Extract word for word the lines of the listing from its start to the line holding "Serif', 'Noto Sans", both ends kept; pictures are not part of the copy.

SUPPLIED DATA start

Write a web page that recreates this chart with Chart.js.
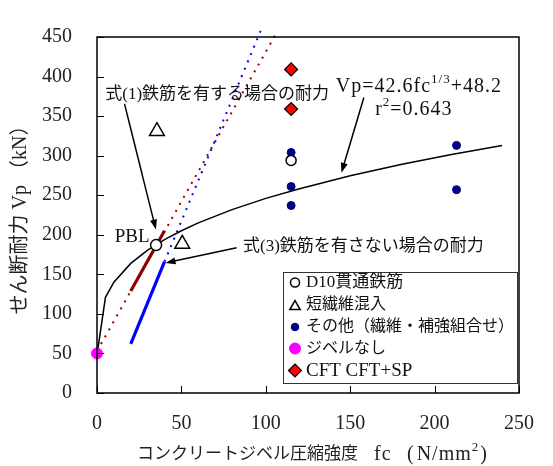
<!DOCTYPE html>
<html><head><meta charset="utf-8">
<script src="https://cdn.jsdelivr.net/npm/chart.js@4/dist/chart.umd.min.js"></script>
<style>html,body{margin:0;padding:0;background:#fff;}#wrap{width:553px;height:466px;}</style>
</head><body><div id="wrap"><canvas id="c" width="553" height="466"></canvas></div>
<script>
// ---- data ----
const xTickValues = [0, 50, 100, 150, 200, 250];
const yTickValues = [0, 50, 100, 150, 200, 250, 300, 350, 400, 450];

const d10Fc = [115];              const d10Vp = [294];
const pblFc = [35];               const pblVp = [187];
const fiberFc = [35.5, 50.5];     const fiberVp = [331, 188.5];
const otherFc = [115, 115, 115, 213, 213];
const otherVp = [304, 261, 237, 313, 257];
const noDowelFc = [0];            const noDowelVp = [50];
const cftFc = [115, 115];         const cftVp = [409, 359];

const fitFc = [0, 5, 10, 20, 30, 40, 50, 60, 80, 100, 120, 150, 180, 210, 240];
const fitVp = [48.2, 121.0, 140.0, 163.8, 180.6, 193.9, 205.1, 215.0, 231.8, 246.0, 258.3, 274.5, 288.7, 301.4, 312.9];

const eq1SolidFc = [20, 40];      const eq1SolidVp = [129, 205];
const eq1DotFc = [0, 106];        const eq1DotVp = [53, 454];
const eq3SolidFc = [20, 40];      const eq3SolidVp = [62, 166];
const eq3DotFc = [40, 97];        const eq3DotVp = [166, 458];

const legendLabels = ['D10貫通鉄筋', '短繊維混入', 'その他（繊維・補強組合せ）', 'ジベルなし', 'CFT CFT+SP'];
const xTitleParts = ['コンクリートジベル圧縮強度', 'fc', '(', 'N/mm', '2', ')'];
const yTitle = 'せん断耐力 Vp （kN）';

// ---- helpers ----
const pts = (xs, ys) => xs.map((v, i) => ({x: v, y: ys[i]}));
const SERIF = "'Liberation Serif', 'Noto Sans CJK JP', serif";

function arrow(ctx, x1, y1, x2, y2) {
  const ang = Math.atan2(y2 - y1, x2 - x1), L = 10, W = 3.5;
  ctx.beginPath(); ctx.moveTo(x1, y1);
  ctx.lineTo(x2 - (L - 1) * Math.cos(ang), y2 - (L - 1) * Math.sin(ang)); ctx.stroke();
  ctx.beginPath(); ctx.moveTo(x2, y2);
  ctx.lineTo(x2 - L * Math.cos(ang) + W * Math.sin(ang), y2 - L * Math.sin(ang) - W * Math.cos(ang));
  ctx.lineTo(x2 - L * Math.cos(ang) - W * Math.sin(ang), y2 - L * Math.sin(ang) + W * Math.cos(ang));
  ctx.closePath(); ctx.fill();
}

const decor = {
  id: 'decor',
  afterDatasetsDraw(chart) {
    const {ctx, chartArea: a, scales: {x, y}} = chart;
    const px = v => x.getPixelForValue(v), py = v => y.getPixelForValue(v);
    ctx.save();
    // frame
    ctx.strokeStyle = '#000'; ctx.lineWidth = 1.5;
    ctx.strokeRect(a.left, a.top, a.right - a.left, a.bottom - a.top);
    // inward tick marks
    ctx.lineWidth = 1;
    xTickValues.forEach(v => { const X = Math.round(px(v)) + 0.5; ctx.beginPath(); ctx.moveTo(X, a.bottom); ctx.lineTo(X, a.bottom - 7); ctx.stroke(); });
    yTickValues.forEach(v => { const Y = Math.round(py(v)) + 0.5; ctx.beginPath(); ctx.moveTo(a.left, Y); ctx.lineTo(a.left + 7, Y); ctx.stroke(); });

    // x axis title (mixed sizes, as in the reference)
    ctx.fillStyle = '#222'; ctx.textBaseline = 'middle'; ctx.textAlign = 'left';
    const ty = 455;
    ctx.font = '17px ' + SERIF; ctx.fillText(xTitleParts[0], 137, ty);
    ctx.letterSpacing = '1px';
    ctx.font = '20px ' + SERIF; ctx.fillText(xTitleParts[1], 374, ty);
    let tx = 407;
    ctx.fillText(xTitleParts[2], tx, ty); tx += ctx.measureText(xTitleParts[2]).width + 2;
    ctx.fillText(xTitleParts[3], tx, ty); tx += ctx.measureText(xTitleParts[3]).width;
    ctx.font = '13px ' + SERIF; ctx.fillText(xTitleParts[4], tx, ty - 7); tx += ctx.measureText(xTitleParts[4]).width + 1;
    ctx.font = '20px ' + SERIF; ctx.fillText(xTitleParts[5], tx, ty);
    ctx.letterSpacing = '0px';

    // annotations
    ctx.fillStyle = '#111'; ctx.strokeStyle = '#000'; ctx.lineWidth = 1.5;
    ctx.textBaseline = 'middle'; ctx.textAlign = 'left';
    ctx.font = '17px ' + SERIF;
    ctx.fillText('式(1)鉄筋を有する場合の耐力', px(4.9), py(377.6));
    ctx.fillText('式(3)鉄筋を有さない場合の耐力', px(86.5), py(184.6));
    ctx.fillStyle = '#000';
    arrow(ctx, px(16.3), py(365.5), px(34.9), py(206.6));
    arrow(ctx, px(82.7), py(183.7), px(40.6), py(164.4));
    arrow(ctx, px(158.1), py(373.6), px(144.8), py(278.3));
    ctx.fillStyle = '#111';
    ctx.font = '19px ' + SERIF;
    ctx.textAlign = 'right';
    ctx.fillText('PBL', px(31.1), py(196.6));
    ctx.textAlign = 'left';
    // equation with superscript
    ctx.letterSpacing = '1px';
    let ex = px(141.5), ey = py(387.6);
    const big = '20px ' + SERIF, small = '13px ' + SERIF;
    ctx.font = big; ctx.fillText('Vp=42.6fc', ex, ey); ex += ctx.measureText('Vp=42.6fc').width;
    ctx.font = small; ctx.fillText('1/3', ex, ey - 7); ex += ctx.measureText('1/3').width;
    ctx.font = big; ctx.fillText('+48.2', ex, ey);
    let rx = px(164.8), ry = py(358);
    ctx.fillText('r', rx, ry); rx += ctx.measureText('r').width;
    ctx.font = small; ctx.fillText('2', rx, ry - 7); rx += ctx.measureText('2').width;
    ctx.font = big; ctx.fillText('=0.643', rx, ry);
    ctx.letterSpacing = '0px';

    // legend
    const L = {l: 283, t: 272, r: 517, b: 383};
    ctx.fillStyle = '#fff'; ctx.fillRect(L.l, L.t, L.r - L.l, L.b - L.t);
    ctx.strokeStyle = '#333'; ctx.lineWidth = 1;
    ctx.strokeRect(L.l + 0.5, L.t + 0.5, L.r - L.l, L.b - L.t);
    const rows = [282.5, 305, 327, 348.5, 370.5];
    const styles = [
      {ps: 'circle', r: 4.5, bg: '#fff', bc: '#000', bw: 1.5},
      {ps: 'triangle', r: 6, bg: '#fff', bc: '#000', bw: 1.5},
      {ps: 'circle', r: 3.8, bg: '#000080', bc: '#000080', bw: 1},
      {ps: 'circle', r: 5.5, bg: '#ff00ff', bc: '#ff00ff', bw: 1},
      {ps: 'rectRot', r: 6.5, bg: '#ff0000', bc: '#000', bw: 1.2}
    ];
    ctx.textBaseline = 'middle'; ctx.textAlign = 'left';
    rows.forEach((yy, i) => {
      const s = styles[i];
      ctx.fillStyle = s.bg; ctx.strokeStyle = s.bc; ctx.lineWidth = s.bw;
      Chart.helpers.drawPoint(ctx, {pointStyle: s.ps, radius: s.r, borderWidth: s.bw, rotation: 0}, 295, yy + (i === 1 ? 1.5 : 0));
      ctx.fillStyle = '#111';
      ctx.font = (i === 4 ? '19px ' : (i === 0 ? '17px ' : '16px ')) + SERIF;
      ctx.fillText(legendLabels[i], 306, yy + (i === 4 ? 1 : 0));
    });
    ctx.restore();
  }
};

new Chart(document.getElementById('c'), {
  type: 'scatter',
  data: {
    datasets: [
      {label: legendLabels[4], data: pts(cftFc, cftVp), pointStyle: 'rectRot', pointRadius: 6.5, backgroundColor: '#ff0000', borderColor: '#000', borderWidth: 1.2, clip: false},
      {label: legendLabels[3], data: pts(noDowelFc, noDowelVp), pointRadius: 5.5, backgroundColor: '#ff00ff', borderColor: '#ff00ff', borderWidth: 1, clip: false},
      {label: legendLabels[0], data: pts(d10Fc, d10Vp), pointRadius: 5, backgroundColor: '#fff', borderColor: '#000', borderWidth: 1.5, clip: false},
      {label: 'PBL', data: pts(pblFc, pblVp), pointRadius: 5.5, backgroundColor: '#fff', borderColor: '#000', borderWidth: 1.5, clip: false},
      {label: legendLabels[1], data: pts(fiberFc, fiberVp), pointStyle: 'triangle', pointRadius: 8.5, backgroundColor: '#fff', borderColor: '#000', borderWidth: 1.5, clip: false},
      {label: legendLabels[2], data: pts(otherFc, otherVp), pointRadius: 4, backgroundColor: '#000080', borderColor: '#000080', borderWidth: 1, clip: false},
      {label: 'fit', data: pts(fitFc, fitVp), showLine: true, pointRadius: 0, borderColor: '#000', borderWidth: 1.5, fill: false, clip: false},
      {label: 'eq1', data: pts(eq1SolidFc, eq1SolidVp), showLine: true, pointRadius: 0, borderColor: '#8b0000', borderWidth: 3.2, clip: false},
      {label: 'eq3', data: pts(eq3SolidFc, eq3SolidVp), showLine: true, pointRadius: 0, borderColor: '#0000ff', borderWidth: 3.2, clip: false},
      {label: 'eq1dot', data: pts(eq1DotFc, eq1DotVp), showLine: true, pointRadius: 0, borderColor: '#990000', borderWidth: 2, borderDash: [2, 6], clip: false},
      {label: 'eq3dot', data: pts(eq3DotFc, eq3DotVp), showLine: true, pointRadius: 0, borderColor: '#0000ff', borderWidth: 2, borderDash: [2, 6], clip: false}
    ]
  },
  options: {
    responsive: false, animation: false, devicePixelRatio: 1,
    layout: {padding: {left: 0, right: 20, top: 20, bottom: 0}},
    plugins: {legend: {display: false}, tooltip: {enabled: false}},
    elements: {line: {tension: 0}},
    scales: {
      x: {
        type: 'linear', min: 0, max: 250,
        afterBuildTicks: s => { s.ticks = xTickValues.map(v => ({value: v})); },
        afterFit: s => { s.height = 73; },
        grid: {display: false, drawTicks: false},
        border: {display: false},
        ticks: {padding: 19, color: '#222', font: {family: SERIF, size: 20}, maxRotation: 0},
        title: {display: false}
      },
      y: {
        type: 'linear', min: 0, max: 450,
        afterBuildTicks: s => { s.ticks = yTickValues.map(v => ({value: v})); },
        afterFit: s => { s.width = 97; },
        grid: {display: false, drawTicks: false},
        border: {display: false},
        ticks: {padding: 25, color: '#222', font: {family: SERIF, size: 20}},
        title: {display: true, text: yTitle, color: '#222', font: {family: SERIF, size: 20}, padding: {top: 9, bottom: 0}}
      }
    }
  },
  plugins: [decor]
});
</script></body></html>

SUPPLIED DATA end

● **EXERCISE ANSWER**:
Write a web page that recreates this chart with Chart.js.
<!DOCTYPE html>
<html><head><meta charset="utf-8">
<script src="https://cdn.jsdelivr.net/npm/chart.js@4/dist/chart.umd.min.js"></script>
<style>html,body{margin:0;padding:0;background:#fff;}#wrap{width:553px;height:466px;}</style>
</head><body><div id="wrap"><canvas id="c" width="553" height="466"></canvas></div>
<script>
// ---- data ----
const xTickValues = [0, 50, 100, 150, 200, 250];
const yTickValues = [0, 50, 100, 150, 200, 250, 300, 350, 400, 450];

const d10Fc = [115];              const d10Vp = [294];
const pblFc = [35];               const pblVp = [187];
const fiberFc = [35.5, 50.5];     const fiberVp = [331, 188.5];
const otherFc = [115, 115, 115, 213, 213];
const otherVp = [304, 261, 237, 313, 257];
const noDowelFc = [0];            const noDowelVp = [50];
const cftFc = [115, 115];         const cftVp = [409, 359];

const fitFc = [0, 5, 10, 20, 30, 40, 50, 60, 80, 100, 120, 150, 180, 210, 240];
const fitVp = [48.2, 121.0, 140.0, 163.8, 180.6, 193.9, 205.1, 215.0, 231.8, 246.0, 258.3, 274.5, 288.7, 301.4, 312.9];

const eq1SolidFc = [20, 40];      const eq1SolidVp = [129, 205];
const eq1DotFc = [0, 106];        const eq1DotVp = [53, 454];
const eq3SolidFc = [20, 40];      const eq3SolidVp = [62, 166];
const eq3DotFc = [40, 97];        const eq3DotVp = [166, 458];

const legendLabels = ['D10貫通鉄筋', '短繊維混入', 'その他（繊維・補強組合せ）', 'ジベルなし', 'CFT CFT+SP'];
const xTitleParts = ['コンクリートジベル圧縮強度', 'fc', '(', 'N/mm', '2', ')'];
const yTitle = 'せん断耐力 Vp （kN）';

// ---- helpers ----
const pts = (xs, ys) => xs.map((v, i) => ({x: v, y: ys[i]}));
const SERIF = "'Liberation Serif', 'Noto Sans CJK JP', serif";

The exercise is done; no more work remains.